「キング・アーサー」

 この物語はアーサー王伝説の最近の解釈に基づいている。紀元5世紀の始め、ローマ人に支配されていたブリテン島ではケルト民族ブリテン人のウォード族が反乱を繰り返していた。ローマに破れたサルマート族はローマに捕虜的な傭兵を差し出すよう要求され、サルマート族のランスロット(ヨアン・グリフィズ)達はローマのために小さい頃から故郷を離れてローマのために、ローマ人とウォード族の間に生まれたアーサー(クライブ・オーウェン)を隊長としてウォード族と果てしなき戦いをしていた。アーサーはローマ名アルートリウスでありローマ軍の指揮官であった。アーサーはブリテン人の母親を持っていたがウォード族に殺されており、ウォード族を憎んでいた。このとき母親を救おうとして神剣エクスカリバーを手に入れた。
 一方ブリテンはゲルマン民族のサクソン族にも狙われかなりの数のサクソン族軍隊がローマ軍をブリテン島から追い出そうとしていた。もちろんウォード族にとってもサクソンは敵であった。ローマはハドリアヌスの城壁を守ってきたのだが今やブリテンを放棄せざるを得ないと考えていた。しかしサクソンが迫る地域にはローマの高官マリウスが住んでおり救出をせざるを得なかった。そこで傭兵の期限が切れ自由になるはずだったサルマート人のランスロット達に命じてローマ高官マリウス家族を救い出す命令を最後に与えたのである。アーサーはランスロットを含む円卓の騎士達に過酷な命令を下さざるを得なかった。一方ランスロット達はやっと自由の身になれると思っていたにも拘わらず、死の確率の高い命令をキリスト教徒であり高潔な人格のアーサーのために引き受けるのであった。マリウスの館ではマリウスは村人達を奴隷のように扱い、命令やキリスト教に従わないもの達に拷問して殺していた。怒ったアーサーは拷問され死にかかっていたグヴィネヴィア(キーラ・ナイトレイ)と少年を救いだし、続いてサクソンの侵略から逃れようとした。途中マリウスがアーサーに対抗しグヴィネヴィアに殺される。まもなくサクソン族数百名が逃げるアーサー達に追いついてきてアーサーと円卓の騎士達10名足らずで氷上の決戦をして騎士の一人タゴネットが自らを犠牲にして氷をハンマーで割って勝利を収める。こうしてマリウスの息子と妻をハドリアヌスの城壁に連れて来て救出に成功したため、ランスロットを含む円卓の騎士達はローマから自由の身にされる。

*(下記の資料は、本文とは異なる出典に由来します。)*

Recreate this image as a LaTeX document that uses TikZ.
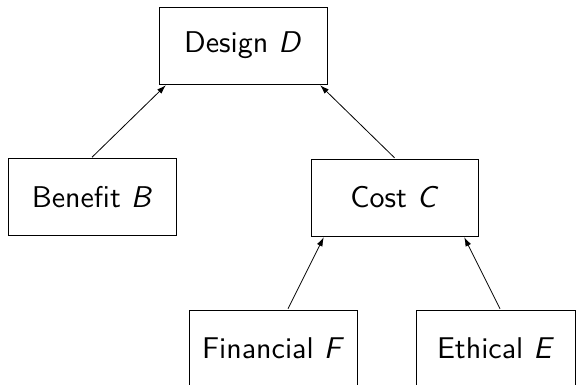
\documentclass[tikz,border=0pt]{standalone}
\usepackage{amsmath}
\usepackage{tikz}
\usetikzlibrary{arrows.meta}
\usetikzlibrary{positioning}

\tikzset{
    factor/.style={draw, line width=0.8pt, scale=3, inner sep=0pt, minimum width=56pt, minimum height=25.7pt,
        font=\sffamily},
    link/.style={-{Latex[length=9pt,width=6pt]}, line width=0.8pt}
}

\begin{document}
\begin{tikzpicture}[x=1pt,y=-1pt]
        \clip (0,0) rectangle (579,385);
        \node[factor] (des) at (243, 45.5) {Design \textit{D}};
        \node[factor] (ben) at (92, 197) {Benefit \textit{B}};
        \node[factor, minimum width=55.7pt] (cost) at (394.5, 197.5) {Cost \textit{C}};
        \node[factor] (fin) at (273, 348.5) {Financial \textit{F}};
        \node[factor, minimum width=53pt] (eth) at (495.5, 348.5) {Ethical \textit{E}};

        \draw[link] (ben.north) -- ([xshift=8pt]des.south west);
        \draw[link] (cost.north) -- ([xshift=-8pt]des.south east);
        \draw[link] ([xshift=15pt]fin.north) -- ([xshift=14pt]cost.south west);
        \draw[link] ([xshift=4.5pt]eth.north) -- ([xshift=-15pt]cost.south east);
    \end{tikzpicture}
\end{document}
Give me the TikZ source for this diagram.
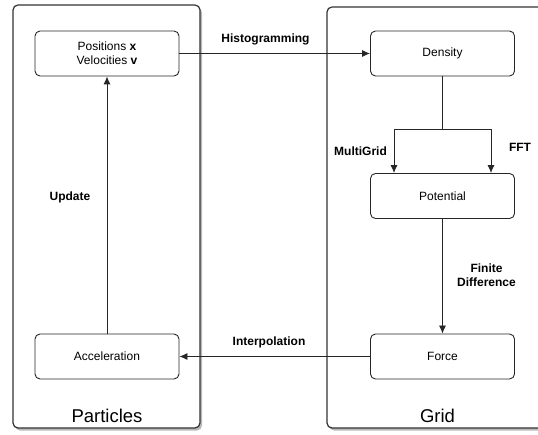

 ウォードの指導者マーリンはサクソン族を破るためには名高いアーサー達を味方にして闘おうとしていた。グヴィネヴィアもブリトン人の血が混じっているアーサーに一緒に闘うよう薦め、彼女に惹かれつつあったアーサーは自分一人でもサクソン族と闘う決断をしたのである。アーサーの決めたことに対し円卓の騎士達は無視しようとしたが、結局はアーサーの人柄に付いて行かずを得ずウォード族と組んでサクソン族と戦い勝利を収める。こうしてアーサーはブリテンの王となった。
 英雄は常に不幸な生い立ちを持っており、それにも拘わらず天性の能力で敵や困難にうち勝つ。最後は不幸な結末になることも多い。人は人のために頑張って苦労して成果を残してくれたにも拘わらずその成果を本人が享受出来ない時に英雄と崇める。ひとは常に無償の愛や犠牲的精神を求めているということであり、現実にはなかなか見いだせない人物を求めている。